__EXERCISE DESCRIPTION__. Set the data down again, exactly as it reads, but without the pictures.

─── SUPPLIED MATERIAL ───

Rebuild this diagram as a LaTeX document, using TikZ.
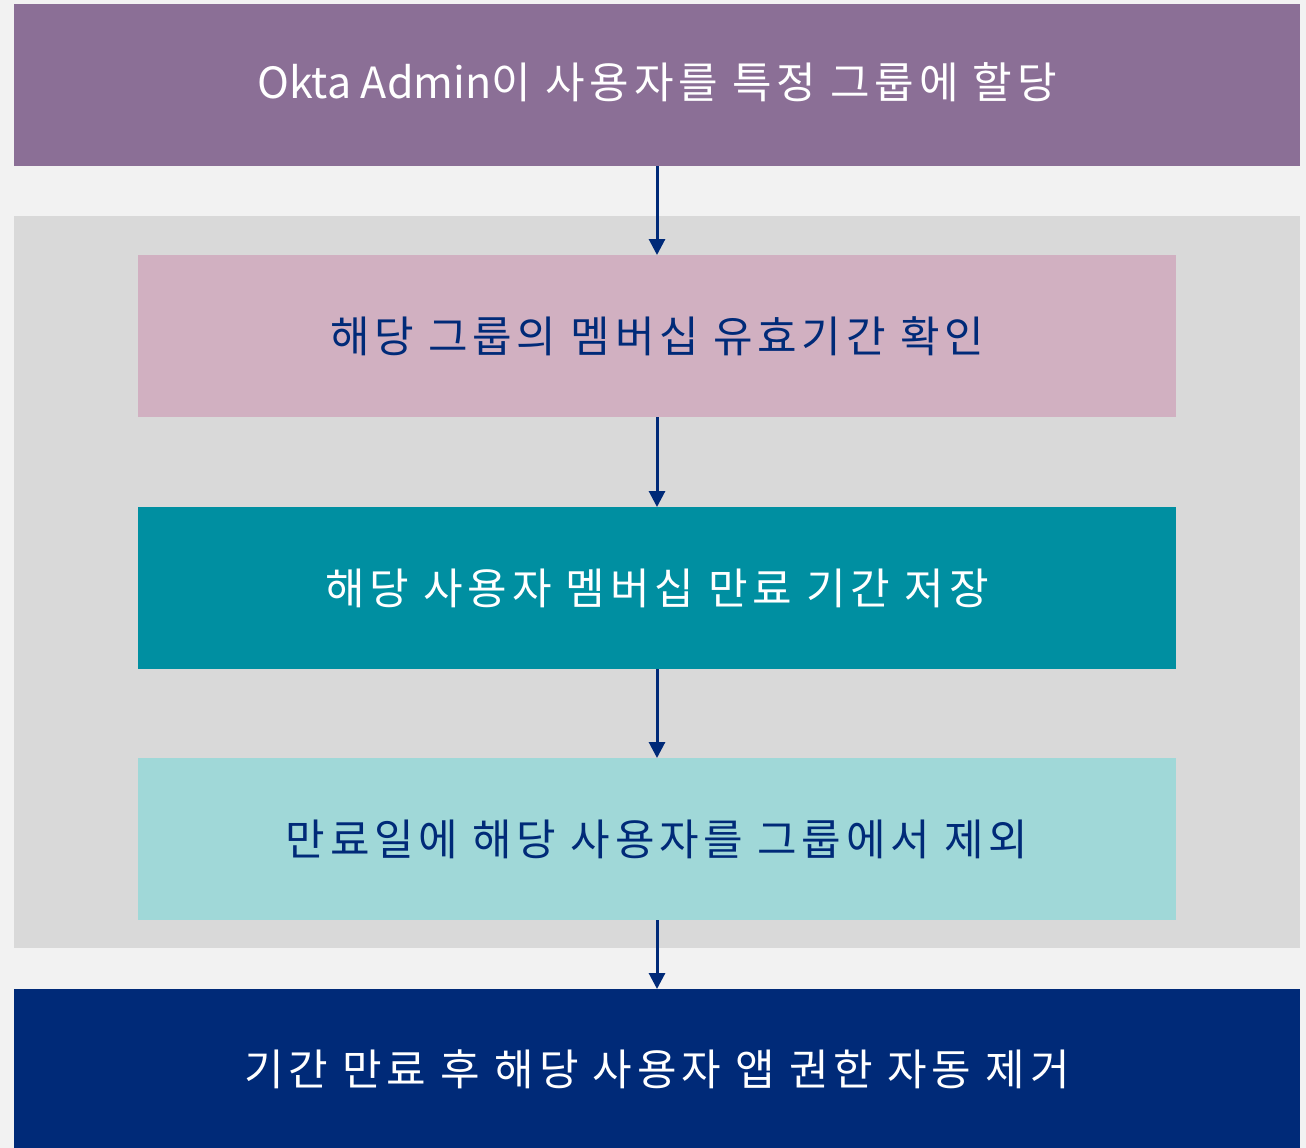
\documentclass[tikz,border=0pt]{standalone}
\usepackage{fontspec}
\setmainfont[LetterSpace=11]{Noto Sans CJK KR}
\newfontfamily\latinf{Noto Sans CJK KR}
\usetikzlibrary{arrows.meta}
\definecolor{bgc}{HTML}{F2F2F2}
\definecolor{grpc}{HTML}{D9D9D9}
\definecolor{purp}{HTML}{8B6F96}
\definecolor{pinkc}{HTML}{D1B0C1}
\definecolor{tealc}{HTML}{008FA1}
\definecolor{ltealc}{HTML}{A0D8D8}
\definecolor{navyc}{HTML}{002A78}
\tikzset{
  box/.style={rectangle, inner sep=0pt, outer sep=0pt, font=\fontsize{43}{48}\selectfont},
  wide/.style={box, minimum width=1286pt, minimum height=162pt},
  inner/.style={box, minimum width=1038pt, minimum height=162pt},
  conn/.style={navyc, line width=3pt, -{Triangle[length=16pt,width=16pt]}}
}
\begin{document}
\begin{tikzpicture}[x=1pt,y=-1pt]
\useasboundingbox (0,0) rectangle (1306,1148);
\fill[bgc] (0,0) rectangle (1306,1148);
\node[rectangle, fill=grpc, minimum width=1286pt, minimum height=732pt, inner sep=0pt, anchor=north west] (grp) at (14,216) {};
\node[wide, fill=purp, anchor=north west] (a) at (14,4) {};
\node[box, text=white] (at) at (657,82) {{\latinf Okta Admin}이 사용자를 특정 그룹에 할당};
\node[inner, fill=pinkc, text=navyc, anchor=north west] (b) at (138,255) {해당 그룹의 멤버십 유효기간 확인};
\node[inner, fill=tealc, text=white, anchor=north west] (c) at (138,507) {해당 사용자 멤버십 만료 기간 저장};
\node[inner, fill=ltealc, text=navyc, anchor=north west] (d) at (138,758) {만료일에 해당 사용자를 그룹에서 제외};
\node[box, fill=navyc, minimum width=1286pt, minimum height=180pt, anchor=north west] (e) at (14,989) {};
\node[box, text=white] (et) at (657,1069) {기간 만료 후 해당 사용자 앱 권한 자동 제거};
\draw[conn] (a.south -| 657,0) -- (b.north -| 657,0);
\draw[conn] (b.south -| 657,0) -- (c.north -| 657,0);
\draw[conn] (c.south -| 657,0) -- (d.north -| 657,0);
\draw[conn] (d.south -| 657,0) -- (e.north -| 657,0);
\end{tikzpicture}
\end{document}
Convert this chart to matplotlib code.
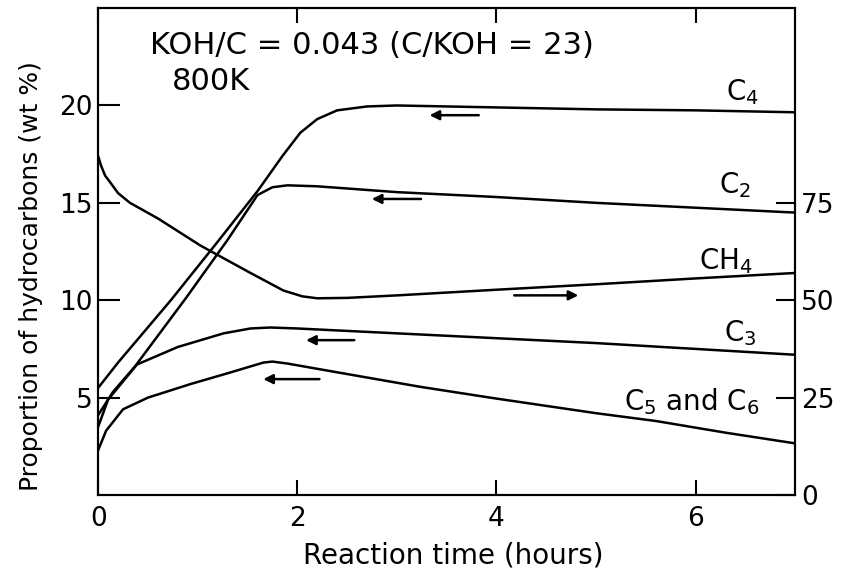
import matplotlib
matplotlib.use('Agg')
import matplotlib.pyplot as plt

# left axis in wt %, CH4 on the right axis
c4_x = [0, 0.2, 0.73, 1.2, 1.6, 1.85, 2.03, 2.2, 2.4, 2.7, 3.0, 4.0, 5.0, 6.0, 7.0]
c4_y = [5.5, 6.8, 10.0, 13.0, 15.6, 17.4, 18.6, 19.3, 19.75, 19.95, 20.0, 19.9, 19.8, 19.75, 19.65]

c2_x = [0, 0.15, 0.37, 0.88, 1.3, 1.6, 1.75, 1.9, 2.2, 3.0, 4.0, 5.0, 6.0, 7.0]
c2_y = [4.1, 5.3, 6.6, 10.1, 13.1, 15.4, 15.8, 15.9, 15.85, 15.55, 15.3, 15.0, 14.75, 14.5]

ch4_x = [0, 0.03, 0.07, 0.12, 0.2, 0.32, 0.6, 1.03, 1.53, 1.86, 2.05, 2.2, 2.5, 3.04, 4, 5, 6, 7]
ch4_y = [87, 84.5, 82, 80.3, 77.5, 75, 71, 64, 57, 52.5, 51, 50.5, 50.6, 51.3, 52.7, 54.1, 55.6, 57]

c3_x = [0, 0.1, 0.39, 0.8, 1.26, 1.53, 1.73, 2.0, 3.2, 4, 5, 6, 7]
c3_y = [3.5, 4.9, 6.7, 7.6, 8.3, 8.55, 8.6, 8.55, 8.25, 8.05, 7.8, 7.5, 7.2]

c56_x = [0, 0.08, 0.25, 0.5, 0.93, 1.3, 1.66, 1.75, 1.9, 2.4, 3.24, 4, 5, 5.6, 6.3, 7]
c56_y = [2.3, 3.3, 4.4, 5.0, 5.7, 6.25, 6.8, 6.85, 6.75, 6.3, 5.55, 4.95, 4.2, 3.8, 3.2, 2.65]

left_ticks = [5, 10, 15, 20]
right_ticks = [0, 25, 50, 75]
x_ticks = [0, 2, 4, 6]

plt.rcParams['font.family'] = 'DejaVu Sans'

fig = plt.figure(figsize=(8.46, 5.78), dpi=100)
ax = fig.add_axes([0.116, 0.1436, 0.824, 0.8424])
ax2 = ax.twinx()

lw = 1.8
ax.plot(c4_x, c4_y, color='black', lw=lw)
ax.plot(c2_x, c2_y, color='black', lw=lw)
ax.plot(c3_x, c3_y, color='black', lw=lw)
ax.plot(c56_x, c56_y, color='black', lw=lw)
ax2.plot(ch4_x, ch4_y, color='black', lw=lw)

ax.set_xlim(0, 7)
ax.set_ylim(0, 25)
ax2.set_ylim(0, 125)

ax.set_xticks(x_ticks)
ax.set_yticks(left_ticks)
ax2.set_yticks(right_ticks)

ax.tick_params(axis='y', direction='in', length=16, width=1.5, labelsize=19, pad=4)
ax.tick_params(axis='x', direction='in', length=11, width=1.5, labelsize=19, pad=8, top=True)
ax2.tick_params(axis='y', direction='in', length=14, width=1.5, labelsize=19, pad=4)

for a in (ax, ax2):
    for s in a.spines.values():
        s.set_linewidth(1.5)

ax.set_xlabel('Reaction time (hours)', fontsize=20)
ax.xaxis.set_label_coords(0.51, -0.095)
ax.set_ylabel('Proportion of hydrocarbons (wt %)', fontsize=18)
ax.yaxis.set_label_coords(-0.079, 0.45)

# arrows point at the axis each curve belongs to
arrow = dict(arrowstyle='-|>', color='black', lw=1.8, mutation_scale=14)
ax.annotate('', xy=(3.3, 19.5), xytext=(3.85, 19.5), arrowprops=arrow)
ax.annotate('', xy=(2.72, 15.2), xytext=(3.27, 15.2), arrowprops=arrow)
ax.annotate('', xy=(4.85, 10.25), xytext=(4.15, 10.25), arrowprops=arrow)
ax.annotate('', xy=(2.06, 7.95), xytext=(2.6, 7.95), arrowprops=arrow)
ax.annotate('', xy=(1.63, 5.95), xytext=(2.25, 5.95), arrowprops=arrow)

ax.text(6.47, 20.7, 'C$_4$', fontsize=20, ha='center', va='center')
ax.text(6.4, 15.9, 'C$_2$', fontsize=20, ha='center', va='center')
ax.text(6.3, 12.0, 'CH$_4$', fontsize=20, ha='center', va='center')
ax.text(6.45, 8.3, 'C$_3$', fontsize=20, ha='center', va='center')
ax.text(5.96, 4.8, 'C$_5$ and C$_6$', fontsize=20, ha='center', va='center')

ax.text(0.075, 0.924, 'KOH/C = 0.043 (C/KOH = 23)', transform=ax.transAxes,
        fontsize=22, ha='left', va='center')
ax.text(0.106, 0.85, '800K', transform=ax.transAxes, fontsize=22, ha='left', va='center')

fig.savefig('out.png', dpi=100)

───

__EXPECTED ANSWER__.
Rebuild this diagram as a LaTeX document, using TikZ.
\documentclass[tikz,border=0pt]{standalone}
\usepackage{fontspec}
\setmainfont[LetterSpace=11]{Noto Sans CJK KR}
\newfontfamily\latinf{Noto Sans CJK KR}
\usetikzlibrary{arrows.meta}
\definecolor{bgc}{HTML}{F2F2F2}
\definecolor{grpc}{HTML}{D9D9D9}
\definecolor{purp}{HTML}{8B6F96}
\definecolor{pinkc}{HTML}{D1B0C1}
\definecolor{tealc}{HTML}{008FA1}
\definecolor{ltealc}{HTML}{A0D8D8}
\definecolor{navyc}{HTML}{002A78}
\tikzset{
  box/.style={rectangle, inner sep=0pt, outer sep=0pt, font=\fontsize{43}{48}\selectfont},
  wide/.style={box, minimum width=1286pt, minimum height=162pt},
  inner/.style={box, minimum width=1038pt, minimum height=162pt},
  conn/.style={navyc, line width=3pt, -{Triangle[length=16pt,width=16pt]}}
}
\begin{document}
\begin{tikzpicture}[x=1pt,y=-1pt]
\useasboundingbox (0,0) rectangle (1306,1148);
\fill[bgc] (0,0) rectangle (1306,1148);
\node[rectangle, fill=grpc, minimum width=1286pt, minimum height=732pt, inner sep=0pt, anchor=north west] (grp) at (14,216) {};
\node[wide, fill=purp, anchor=north west] (a) at (14,4) {};
\node[box, text=white] (at) at (657,82) {{\latinf Okta Admin}이 사용자를 특정 그룹에 할당};
\node[inner, fill=pinkc, text=navyc, anchor=north west] (b) at (138,255) {해당 그룹의 멤버십 유효기간 확인};
\node[inner, fill=tealc, text=white, anchor=north west] (c) at (138,507) {해당 사용자 멤버십 만료 기간 저장};
\node[inner, fill=ltealc, text=navyc, anchor=north west] (d) at (138,758) {만료일에 해당 사용자를 그룹에서 제외};
\node[box, fill=navyc, minimum width=1286pt, minimum height=180pt, anchor=north west] (e) at (14,989) {};
\node[box, text=white] (et) at (657,1069) {기간 만료 후 해당 사용자 앱 권한 자동 제거};
\draw[conn] (a.south -| 657,0) -- (b.north -| 657,0);
\draw[conn] (b.south -| 657,0) -- (c.north -| 657,0);
\draw[conn] (c.south -| 657,0) -- (d.north -| 657,0);
\draw[conn] (d.south -| 657,0) -- (e.north -| 657,0);
\end{tikzpicture}
\end{document}
Convert this chart to matplotlib code.
import matplotlib
matplotlib.use('Agg')
import matplotlib.pyplot as plt

# left axis in wt %, CH4 on the right axis
c4_x = [0, 0.2, 0.73, 1.2, 1.6, 1.85, 2.03, 2.2, 2.4, 2.7, 3.0, 4.0, 5.0, 6.0, 7.0]
c4_y = [5.5, 6.8, 10.0, 13.0, 15.6, 17.4, 18.6, 19.3, 19.75, 19.95, 20.0, 19.9, 19.8, 19.75, 19.65]

c2_x = [0, 0.15, 0.37, 0.88, 1.3, 1.6, 1.75, 1.9, 2.2, 3.0, 4.0, 5.0, 6.0, 7.0]
c2_y = [4.1, 5.3, 6.6, 10.1, 13.1, 15.4, 15.8, 15.9, 15.85, 15.55, 15.3, 15.0, 14.75, 14.5]

ch4_x = [0, 0.03, 0.07, 0.12, 0.2, 0.32, 0.6, 1.03, 1.53, 1.86, 2.05, 2.2, 2.5, 3.04, 4, 5, 6, 7]
ch4_y = [87, 84.5, 82, 80.3, 77.5, 75, 71, 64, 57, 52.5, 51, 50.5, 50.6, 51.3, 52.7, 54.1, 55.6, 57]

c3_x = [0, 0.1, 0.39, 0.8, 1.26, 1.53, 1.73, 2.0, 3.2, 4, 5, 6, 7]
c3_y = [3.5, 4.9, 6.7, 7.6, 8.3, 8.55, 8.6, 8.55, 8.25, 8.05, 7.8, 7.5, 7.2]

c56_x = [0, 0.08, 0.25, 0.5, 0.93, 1.3, 1.66, 1.75, 1.9, 2.4, 3.24, 4, 5, 5.6, 6.3, 7]
c56_y = [2.3, 3.3, 4.4, 5.0, 5.7, 6.25, 6.8, 6.85, 6.75, 6.3, 5.55, 4.95, 4.2, 3.8, 3.2, 2.65]

left_ticks = [5, 10, 15, 20]
right_ticks = [0, 25, 50, 75]
x_ticks = [0, 2, 4, 6]

plt.rcParams['font.family'] = 'DejaVu Sans'

fig = plt.figure(figsize=(8.46, 5.78), dpi=100)
ax = fig.add_axes([0.116, 0.1436, 0.824, 0.8424])
ax2 = ax.twinx()

lw = 1.8
ax.plot(c4_x, c4_y, color='black', lw=lw)
ax.plot(c2_x, c2_y, color='black', lw=lw)
ax.plot(c3_x, c3_y, color='black', lw=lw)
ax.plot(c56_x, c56_y, color='black', lw=lw)
ax2.plot(ch4_x, ch4_y, color='black', lw=lw)

ax.set_xlim(0, 7)
ax.set_ylim(0, 25)
ax2.set_ylim(0, 125)

ax.set_xticks(x_ticks)
ax.set_yticks(left_ticks)
ax2.set_yticks(right_ticks)

ax.tick_params(axis='y', direction='in', length=16, width=1.5, labelsize=19, pad=4)
ax.tick_params(axis='x', direction='in', length=11, width=1.5, labelsize=19, pad=8, top=True)
ax2.tick_params(axis='y', direction='in', length=14, width=1.5, labelsize=19, pad=4)

for a in (ax, ax2):
    for s in a.spines.values():
        s.set_linewidth(1.5)

ax.set_xlabel('Reaction time (hours)', fontsize=20)
ax.xaxis.set_label_coords(0.51, -0.095)
ax.set_ylabel('Proportion of hydrocarbons (wt %)', fontsize=18)
ax.yaxis.set_label_coords(-0.079, 0.45)

# arrows point at the axis each curve belongs to
arrow = dict(arrowstyle='-|>', color='black', lw=1.8, mutation_scale=14)
ax.annotate('', xy=(3.3, 19.5), xytext=(3.85, 19.5), arrowprops=arrow)
ax.annotate('', xy=(2.72, 15.2), xytext=(3.27, 15.2), arrowprops=arrow)
ax.annotate('', xy=(4.85, 10.25), xytext=(4.15, 10.25), arrowprops=arrow)
ax.annotate('', xy=(2.06, 7.95), xytext=(2.6, 7.95), arrowprops=arrow)
ax.annotate('', xy=(1.63, 5.95), xytext=(2.25, 5.95), arrowprops=arrow)

ax.text(6.47, 20.7, 'C$_4$', fontsize=20, ha='center', va='center')
ax.text(6.4, 15.9, 'C$_2$', fontsize=20, ha='center', va='center')
ax.text(6.3, 12.0, 'CH$_4$', fontsize=20, ha='center', va='center')
ax.text(6.45, 8.3, 'C$_3$', fontsize=20, ha='center', va='center')
ax.text(5.96, 4.8, 'C$_5$ and C$_6$', fontsize=20, ha='center', va='center')

ax.text(0.075, 0.924, 'KOH/C = 0.043 (C/KOH = 23)', transform=ax.transAxes,
        fontsize=22, ha='left', va='center')
ax.text(0.106, 0.85, '800K', transform=ax.transAxes, fontsize=22, ha='left', va='center')

fig.savefig('out.png', dpi=100)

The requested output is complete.